Downtown Vancouver was like a Taylor Swift shrine - another city highlighting its offerings to the goddess of pop. I caught wind of how far the attendees had traveled in line for food, the bathroom, and for merch - Detroit, Charleston, and Sydney, Australia were some of the furthest cities. My sisters and I snapped iPhone pictures in front of the Eras backdrop on stage, grinning like sorority girls in our coordinated outfits. I reviewed the photos as we sat in our seats, waiting for the concert to begin, duely noting how much older I looked than my little sisters, each of whom looked like high school- and college-aged variations of me. I wondered at what age we’ll begin to look the same again. I wondered if every other woman has felt this old at the green age of twenty-four.
When Swift finally popped out of the ground in her bedazzled bodysuit, she looked like a superhero about to take flight. I screamed the lyrics to “Cruel Summer” so loud I thought I might vomit. This concert is truly one of the most impressive feats of live performing to ever occur - over three hours of singing and dancing, with very minimal breaks in between songs and sixteen costume changes. Swift’s composure doesn’t falter for a second, nor does her beaming smile - every step, every breath, every flick of her microphone is meticulously choreographed. You can feel genuine joy emanating from her as 60,000 people scream - it’s miraculous, and psychotic.
I’m lucky enough (incredibly lucky, I can’t stress this enough) to have attended this tour twice, and thus, had two different experiences with it. At the Seattle concert last July, I sobbed throughout the entirety of the folklore set and tried to absorb the experience into my very being, fearful that I would somehow forget to encode it into my memory due to the sheer amount of emotion that overcame me. At the Vancouver show, I sipped a tequila soda and danced in my seat, focused on nothing more than having a good time.
“Hold onto the memories, they will hold on to you,” Swift sang during her acoustic set. The “surprise songs” of the final Eras Tour show included a fitting mash-up of “Long Live,” “New Year’s Day,” and “The Manuscript” - songs oriented around “endings” and never forgetting. Songs that also span a wide breadth of her catalog - songs for old and new followers alike.

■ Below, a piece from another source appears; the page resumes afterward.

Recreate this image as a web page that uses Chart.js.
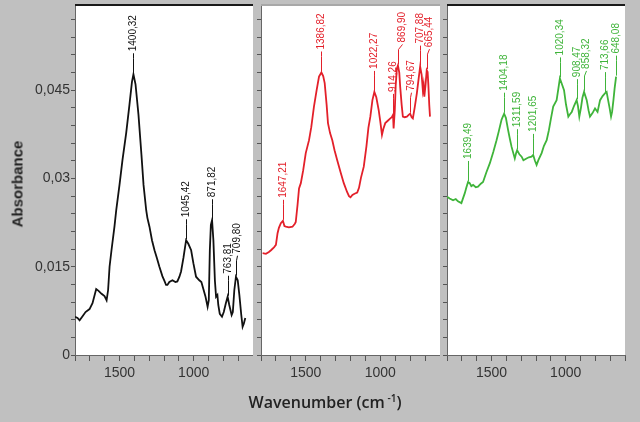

As the surprise songs play, I glance around the stadium at all the people singing. I wonder what “endings” they’re thinking about as Swift sings. College graduations, elementary school graduations. The loss of a pet, the loss of a parent. Heartbreak, unrequited love. In 2024, Taylor Swift has become synonymous with Disneyland - she is the music industry, as they say. Which makes her a less-than-novel musician to fawn over.

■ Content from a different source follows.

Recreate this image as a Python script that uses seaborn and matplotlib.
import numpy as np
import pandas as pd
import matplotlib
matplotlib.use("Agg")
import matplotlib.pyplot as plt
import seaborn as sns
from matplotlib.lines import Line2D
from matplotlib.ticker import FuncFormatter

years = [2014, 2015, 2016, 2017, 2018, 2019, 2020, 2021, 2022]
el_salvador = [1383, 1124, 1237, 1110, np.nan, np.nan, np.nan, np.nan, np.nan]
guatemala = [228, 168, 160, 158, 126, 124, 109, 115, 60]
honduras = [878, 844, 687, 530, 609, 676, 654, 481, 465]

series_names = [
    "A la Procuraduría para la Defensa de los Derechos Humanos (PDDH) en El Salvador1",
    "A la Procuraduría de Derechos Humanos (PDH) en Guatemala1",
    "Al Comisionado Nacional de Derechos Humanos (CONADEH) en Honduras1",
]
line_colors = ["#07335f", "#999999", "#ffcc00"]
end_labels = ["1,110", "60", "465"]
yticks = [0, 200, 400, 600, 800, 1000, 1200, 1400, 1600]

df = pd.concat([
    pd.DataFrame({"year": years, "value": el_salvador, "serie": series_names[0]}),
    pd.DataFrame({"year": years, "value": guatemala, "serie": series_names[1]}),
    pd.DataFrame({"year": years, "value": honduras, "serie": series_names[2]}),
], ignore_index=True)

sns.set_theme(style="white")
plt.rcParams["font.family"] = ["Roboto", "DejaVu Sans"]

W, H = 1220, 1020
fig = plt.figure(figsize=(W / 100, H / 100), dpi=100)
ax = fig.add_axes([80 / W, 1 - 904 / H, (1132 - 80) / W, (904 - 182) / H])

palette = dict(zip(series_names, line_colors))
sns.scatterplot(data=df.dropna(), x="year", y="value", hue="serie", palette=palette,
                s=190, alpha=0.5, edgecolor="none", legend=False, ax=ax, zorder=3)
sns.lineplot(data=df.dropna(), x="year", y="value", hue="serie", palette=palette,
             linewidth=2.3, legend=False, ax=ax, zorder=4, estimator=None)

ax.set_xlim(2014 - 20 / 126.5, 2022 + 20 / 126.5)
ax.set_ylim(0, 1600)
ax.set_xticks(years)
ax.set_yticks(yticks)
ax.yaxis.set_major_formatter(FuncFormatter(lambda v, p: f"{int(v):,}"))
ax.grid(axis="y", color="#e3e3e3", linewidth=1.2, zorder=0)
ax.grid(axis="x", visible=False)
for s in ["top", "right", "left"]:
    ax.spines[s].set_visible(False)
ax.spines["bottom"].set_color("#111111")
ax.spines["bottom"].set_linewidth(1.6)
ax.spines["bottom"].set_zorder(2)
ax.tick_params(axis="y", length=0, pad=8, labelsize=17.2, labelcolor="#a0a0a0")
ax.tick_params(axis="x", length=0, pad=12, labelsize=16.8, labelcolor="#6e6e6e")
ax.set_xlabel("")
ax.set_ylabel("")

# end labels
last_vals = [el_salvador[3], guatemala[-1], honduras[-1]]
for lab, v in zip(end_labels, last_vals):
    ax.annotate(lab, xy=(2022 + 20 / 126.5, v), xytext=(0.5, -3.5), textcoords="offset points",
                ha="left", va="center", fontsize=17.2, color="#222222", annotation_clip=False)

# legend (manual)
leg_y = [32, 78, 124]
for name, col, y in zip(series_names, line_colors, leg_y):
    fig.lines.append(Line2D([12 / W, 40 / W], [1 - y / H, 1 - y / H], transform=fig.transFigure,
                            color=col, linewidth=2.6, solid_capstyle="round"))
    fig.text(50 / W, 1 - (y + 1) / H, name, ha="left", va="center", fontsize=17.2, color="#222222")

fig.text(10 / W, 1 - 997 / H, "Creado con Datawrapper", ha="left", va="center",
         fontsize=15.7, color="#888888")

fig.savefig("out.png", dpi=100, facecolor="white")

Yet, so many manage to project their own experiences onto her - their hopes, their desires, their losses. Even those they may not understand. It’s rare and powerful and scary to have a unifier like that. To all be swaying and singing in a stadium like she’s some kind of deity. I guess that’s what we seek in art - and mainstream art, in particular - a hole in the tapestry, within which we can place ourselves and our experiences. A moment in which - cross-generationally - we feel unalone in our experiences. Like we’re a part of something bigger than ourselves.
At the end of the show, Swift hugged each of her dancers one by one, her face misty. We filed out of the stadium and reached our car within fifteen minutes of the concert ending. We rolled through the McDonald’s drive-thru, my middle sister ordered a Big Mac, thinking it was a single patty hamburger. We all laughed.